Najśmieszniejsze w legendarnej już przemowie Ricky’ego Gervaisa wygłoszonej podczas rozdania Złotych Globów jest to, że… nie ma w niej nic śmiesznego.
Oto cała tajemnica jej wielkiego komicznego potencjału.
A Gervais powiedział po prostu prawdę.
Powiedział prawdę w świecie, w którym prawda jest starannie ukrywana. W świecie, w którym codziennie pielęgnuje się różnicę pomiędzy tym, co się robi, a tym, co się mówi. I w którym liczą się wyłącznie podniosłe słowa, zewnętrzne gesty, ostentacyjne egzaltacje. Jeśli występują w wystarczającej ilości, wówczas nikt nie przejmuje się realnymi czynami. Nikt nie zwraca na nie uwagi.
W tle oczywiście są wielkie pieniądze. Finansowa potęga przemysłu nieprzypadkowo zwanego Fabryką Snów. Korporacje korzystające z taniej siły roboczej, a zarazem rozprawiające w nieskończoność o etosie dobroczynności. Hierarchiczne struktury władzy. Przemoc – psychiczna, fizyczna i seksualna. Latami maskowana, obwarowana omertą, do której zmusza się ofiary – pod groźbą złamania kariery, braku środków do życia, zszarganej opinii. Dyskryminacja, bezwzględność, radykalne uprzedmiotowienie ludzi, traktowanie ich jako mniej lub bardziej atrakcyjnych elementów dekoracji, które – kiedy przestają pasować do obrazka – natychmiast się wyrzuca i zastępuje innymi. W pakiecie: retoryka równości, tolerancji, miłości bliźniego, równych szans, sztuki, kultury, wartości.
I tak to się kręci.
Dzięki tym pustym słowom, gestom, dzięki całemu temu teatrowi – który bywa przecież z zewnątrz całkiem przekonujący – publiczność nie dostrzega tego, co skrywa się za fasadą. Bierze warstwę wierzchnią za miąższ. A ci, którzy siedzą wewnątrz tego uniwersum – zwłaszcza na górze – sami poniekąd zaczynają wierzyć w to, co mówią.
W swoją nieskazitelność, dobroć, szlachetność i nieomylność.
Trudno się zatem dziwić ich minom, ich konsternacji, ich – ledwie maskowanej – wściekłości, kiedy Ricky Gervais nagle wypowiada wszystko, czego wypowiadać pod żadnym pozorem nie wolno.

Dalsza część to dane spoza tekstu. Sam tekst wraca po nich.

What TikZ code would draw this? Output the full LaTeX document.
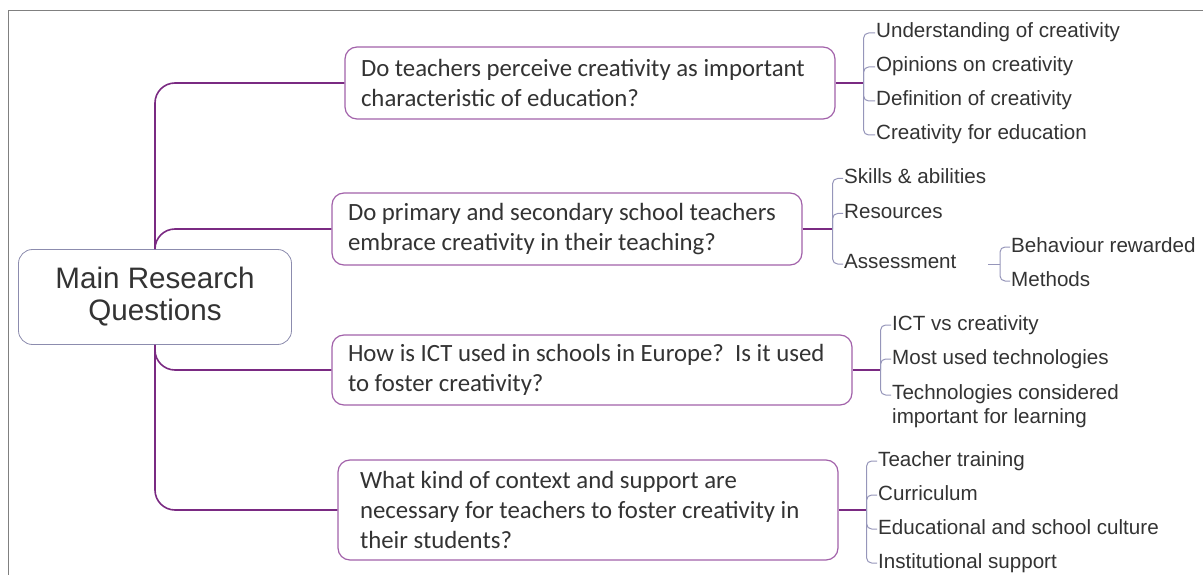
\documentclass[tikz,border=0pt]{standalone}
\usepackage{fontspec}
\newfontfamily\qfont{Carlito}
\newfontfamily\lfont{Liberation Sans}
\usetikzlibrary{positioning}
\definecolor{linkpurple}{HTML}{7A2A82}
\definecolor{boxpurple}{HTML}{A262AA}
\definecolor{mainedge}{HTML}{8C8CAE}
\definecolor{bracegray}{HTML}{9696BA}
\definecolor{textgray}{HTML}{333333}
\tikzset{
  mainbox/.style={draw=mainedge, line width=0.8pt, rounded corners=14pt, fill=white,
    align=center, text=textgray, font=\lfont\fontsize{29.6}{32}\selectfont,
    minimum width=273pt, minimum height=95pt},
  qbox/.style={draw=boxpurple, line width=1.2pt, rounded corners=12pt, fill=white,
    align=flush left, text=textgray, font=\qfont\fontsize{24.8}{30}\selectfont},
  topic/.style={anchor=west, inner sep=1pt, text=textgray,
    font=\lfont\fontsize{20.6}{24}\selectfont, text height=14pt, text depth=4pt},
  link/.style={draw=linkpurple, line width=1.6pt, rounded corners=20pt},
  brace/.style={draw=bracegray, line width=1pt, rounded corners=5pt},
}
\begin{document}
\begin{tikzpicture}[x=1pt,y=-1pt]
  \useasboundingbox (0,0) rectangle (1203,575);
  % Rahmen
  \draw[gray, line width=1pt] (8,575) -- (8,11) -- (1203,11);

  % Hauptknoten und Fragen
  \node[mainbox] (main) at (155,297) {Main Research\\Questions};
  \node[qbox, minimum width=490pt, minimum height=72pt, text width=458pt, inner xsep=16pt] (q1) at (590,83)
    {Do teachers perceive creativity as important\\characteristic of education?};
  \node[qbox, minimum width=470pt, minimum height=72pt, text width=438pt, inner xsep=16pt] (q2) at (567,229)
    {Do primary and secondary school teachers\\embrace creativity in their teaching?};
  \node[qbox, minimum width=520pt, minimum height=70pt, text width=488pt, inner xsep=16pt] (q3) at (592,370)
    {How is ICT used in schools in Europe?\ \ Is it used\\to foster creativity?};
  \node[qbox, minimum width=500pt, minimum height=100pt, text width=456pt, inner xsep=22pt] (q4) at (588,510)
    {What kind of context and support are\\necessary for teachers to foster creativity in\\their students?};

  % Verbindungen vom Hauptknoten
  \draw[link] (main.north) |- (q1.west);
  \draw[link] (main.north) |- (q2.west);
  \draw[link] (main.south) |- (q3.west);
  \draw[link] (main.south) |- (q4.west);

  % Frage 1
  \draw[link] (q1.east) -- ++(28,0) coordinate (j1);
  \node[topic] (s11) at (875,33) {Understanding of creativity};
  \node[topic] (s12) at (875,67) {Opinions on creativity};
  \node[topic] (s13) at (875,101) {Definition of creativity};
  \node[topic] (s14) at (875,135) {Creativity for education};
  \foreach \s in {s11,s12,s13,s14}
    \draw[brace] (j1) |- (\s.west);

  % Frage 2
  \draw[link] (q2.east) -- ++(30,0) coordinate (j2);
  \node[topic] (s21) at (843,178.5) {Skills \& abilities};
  \node[topic] (s22) at (843,213.5) {Resources};
  \node[topic] (s23) at (843,264) {Assessment};
  \foreach \s in {s21,s22,s23}
    \draw[brace] (j2) |- (\s.west);
  \coordinate (a0) at (988,264);
  \coordinate (j5) at (1000,264);
  \draw[brace] (a0) -- (j5);
  \node[topic] (s231) at (1010,247) {Behaviour rewarded};
  \node[topic] (s232) at (1010,281) {Methods};
  \foreach \s in {s231,s232}
    \draw[brace] (j5) |- (\s.west);

  % Frage 3
  \draw[link] (q3.east) -- ++(28,0) coordinate (j3);
  \node[topic] (s31) at (891,325) {ICT vs creativity};
  \node[topic] (s32) at (891,359) {Most used technologies};
  \node[topic, anchor=north west, text height=, text depth=, align=left] (s33) at (891,383)
    {Technologies considered\\important for learning};
  \foreach \s in {s31,s32}
    \draw[brace] (j3) |- (\s.west);
  \draw[brace] (j3) |- ([yshift=-12pt]s33.north west);

  % Frage 4
  \draw[link] (q4.east) -- ++(28,0) coordinate (j4);
  \node[topic] (s41) at (877,461) {Teacher training};
  \node[topic] (s42) at (877,495) {Curriculum};
  \node[topic] (s43) at (877,529) {Educational and school culture};
  \node[topic] (s44) at (877,563) {Institutional support};
  \foreach \s in {s41,s42,s43,s44}
    \draw[brace] (j4) |- (\s.west);
\end{tikzpicture}
\end{document}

Oczywiście – jeden speech to za mało, żeby cokolwiek realnie zmienić. Ale od czegoś trzeba zacząć. Wypowiedzenie na głos tego, co niewidoczne, ukryte, zakazane, to pierwszy, podstawowy warunek każdej zmiany. I jednostkowej, i zbiorowej. Po prostu – tam, gdzie panuje cisza, tam rządzi przemoc.